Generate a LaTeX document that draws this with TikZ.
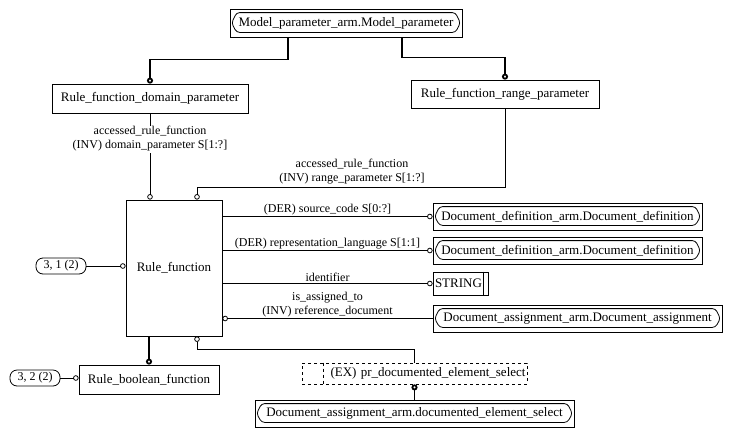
\documentclass[tikz,border=0pt]{standalone}
\usepackage{fontspec}
\setmainfont{Liberation Serif}
\usetikzlibrary{arrows.meta,positioning}

\begin{document}
\begin{tikzpicture}[
    x=1pt, y=-1pt,
    font=\fontsize{12}{14}\selectfont,
    box/.style={rectangle, draw, line width=0.8pt, inner sep=0pt, text centered, font=\fontsize{13}{15}\selectfont},
    extbox/.style={box, minimum height=27pt},
    pill/.style={rectangle, draw, rounded corners=7pt, line width=0.8pt, minimum width=50pt, minimum height=16pt, inner sep=0pt},
    edge/.style={line width=0.8pt, -{Circle[open, length=5.5pt]}},
    thickedge/.style={line width=1.8pt, -{Circle[open, length=6pt]}},
    lab/.style={align=center, inner sep=1pt}
]
    \useasboundingbox (0,0) rectangle (731,437);

    \node[extbox, minimum width=232pt, minimum height=28pt] (mp) at (346,23) {Model\_parameter\_arm.Model\_parameter};
    \node[box, minimum width=196pt, minimum height=29pt] (dom) at (150,98.5) {Rule\_function\_domain\_parameter};
    \node[box, minimum width=188pt, minimum height=28pt] (rng) at (505,94) {Rule\_function\_range\_parameter};
    \node[box, minimum width=96pt, minimum height=136pt] (rf) at (174,268) {Rule\_function};
    \node[extbox, minimum width=269pt] (dd1) at (567.5,216.5) {Document\_definition\_arm.Document\_definition};
    \node[extbox, minimum width=269pt] (dd2) at (567.5,250.5) {Document\_definition\_arm.Document\_definition};
    \node[box, minimum width=55pt, minimum height=23pt, text width=51pt, align=left] (str) at (460.5,283.5) {STRING};
    \node[extbox, minimum width=289pt] (da) at (577.5,318.5) {Document\_assignment\_arm.Document\_assignment};
    \node[box, minimum width=140pt, minimum height=29pt] (rbf) at (149,379.5) {Rule\_boolean\_function};
    \node[pill] (ref31) at (61,266) {3, 1 (2)};
    \node[pill] (ref32) at (35,378) {3, 2 (2)};
    \node[box, dashed, minimum width=225pt, minimum height=21pt, text width=222pt, align=right] (sel) at (414.5,373.5) {(EX) pr\_documented\_element\_select};
    \node[extbox, minimum width=319pt] (des) at (414.5,413.5) {Document\_assignment\_arm.documented\_element\_select};

    \foreach \n in {mp, dd1, dd2, da, des}
        \draw[line width=0.8pt, rounded corners=3pt] ([xshift=7pt, yshift=-4pt]\n.north west) -- ([xshift=-7pt, yshift=-4pt]\n.north east)
            -- ([xshift=-2pt]\n.east) -- ([xshift=-7pt, yshift=5pt]\n.south east)
            -- ([xshift=7pt, yshift=5pt]\n.south west) -- ([xshift=2pt]\n.west) -- cycle;
    \draw[line width=0.8pt] ([xshift=-5pt]str.north east) -- ([xshift=-5pt]str.south east);
    \draw[line width=0.8pt, dashed] ([xshift=22pt]sel.north west) -- ([xshift=22pt]sel.south west);

    \draw[thickedge] ([xshift=-58pt]mp.south) -- ++(0,22) -| (dom.north);
    \draw[thickedge] ([xshift=56pt]mp.south) -- ++(0,20) -| (rng.north);
    \draw[edge] (dom.south) -- (dom.south |- rf.north);
    \node[lab, fill=white] (domlab) at (150,139) {accessed\_rule\_function\\(INV) domain\_parameter S[1:?]};
    \draw[edge] (rng.south) -- ++(0,79) -| ([xshift=23pt]rf.north);
    \node[lab] (rnglab) at (352,172) {accessed\_rule\_function\\(INV) range\_parameter S[1:?]};

    \draw[edge] (rf.east |- dd1.west) -- node[lab, above] {(DER) source\_code S[0:?]} (dd1.west);
    \draw[edge] (rf.east |- dd2.west) -- node[lab, above] {(DER) representation\_language S[1:1]} (dd2.west);
    \draw[edge] (rf.east |- str.west) -- node[lab, above] {identifier} (str.west);
    \draw[edge] (da.west) -- node[lab, above] {is\_assigned\_to\\(INV) reference\_document} (rf.east |- da.west);

    \draw[edge] (ref31.east) -- (rf.west |- ref31.east);
    \draw[edge] (ref32.east) -- (rbf.west |- ref32.east);
    \draw[thickedge] (rf.south -| rbf.north) -- (rbf.north);
    \draw[line width=0.8pt, {Circle[open, length=5.5pt]}-] ([xshift=23pt]rf.south) -- ++(0,13) -| (sel.north);
    \draw[line width=1.8pt, {Circle[open, length=6pt]}-] (sel.south) -- (des.north);
\end{tikzpicture}
\end{document}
........
What the task asks: The lines from the start of the data through the line that contains "(0,0) rectangle (731,437);" are to be returned exactly, please, with both ends included and every picture left out.

Right answer:
Generate a LaTeX document that draws this with TikZ.
\documentclass[tikz,border=0pt]{standalone}
\usepackage{fontspec}
\setmainfont{Liberation Serif}
\usetikzlibrary{arrows.meta,positioning}

\begin{document}
\begin{tikzpicture}[
    x=1pt, y=-1pt,
    font=\fontsize{12}{14}\selectfont,
    box/.style={rectangle, draw, line width=0.8pt, inner sep=0pt, text centered, font=\fontsize{13}{15}\selectfont},
    extbox/.style={box, minimum height=27pt},
    pill/.style={rectangle, draw, rounded corners=7pt, line width=0.8pt, minimum width=50pt, minimum height=16pt, inner sep=0pt},
    edge/.style={line width=0.8pt, -{Circle[open, length=5.5pt]}},
    thickedge/.style={line width=1.8pt, -{Circle[open, length=6pt]}},
    lab/.style={align=center, inner sep=1pt}
]
    \useasboundingbox (0,0) rectangle (731,437);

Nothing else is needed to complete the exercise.